After 10+ years and a bazillion yards of fabric for curtains, pillows, duvets, halloween costumes, seat cushions, upholstery jobs, aprons, bibs, cribs, and flubs, she simply gave out. I listened closely as she clanged to a grinding halt, letting me know that she was done, a last dramatic breath that said, "I just. Can't. Go on. Like this. Any. More." Puh.
|She had such dramatic lighting. |
That's what I loved most about her.
I'm not surprised though. I did take her apart, down to the screws, about seven years ago in order to get rid of that g.d. squeaking noise. After putting her back together (simply eliminating the squeaking culprit), I had nine screws and a small belt leftover. But she kept on stitching like the machine that she was, devoid of emotions of loss or ravage.
I admit, I didn't take proper care of her. I didn't dust the bobbin enclosure. Ever. I fiddled with her tension every five stitches, never really understanding the concept. I pushed the pedal to the metal too often, causing her to shake like a plane skidding on the runway. She's been banged around, driven cross country, locked in dark closets and cursed at into the wee hours of the night. Yet she just kept on button-holing and back-locking like a pro.

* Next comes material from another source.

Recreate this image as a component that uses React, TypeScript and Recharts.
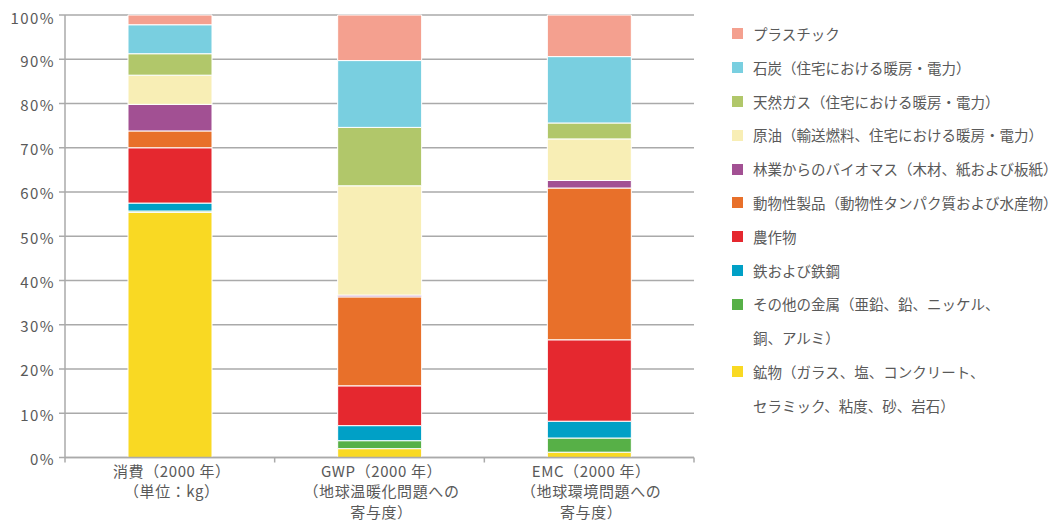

More than like a pro, like a friend who says, "It's ok that you keep hitting me in the face, I still believe in what you're doing."
So what did I do to honor the passing of my dear, sweet, devoted sidekick? I went on Amazon and replaced her with a younger, faster, newer model with 72 stitch functions, quilting features, a free arm for larger projects who hums like a baby in the night.
Go ahead, say what you're thinking. I'm a fair-weather friend.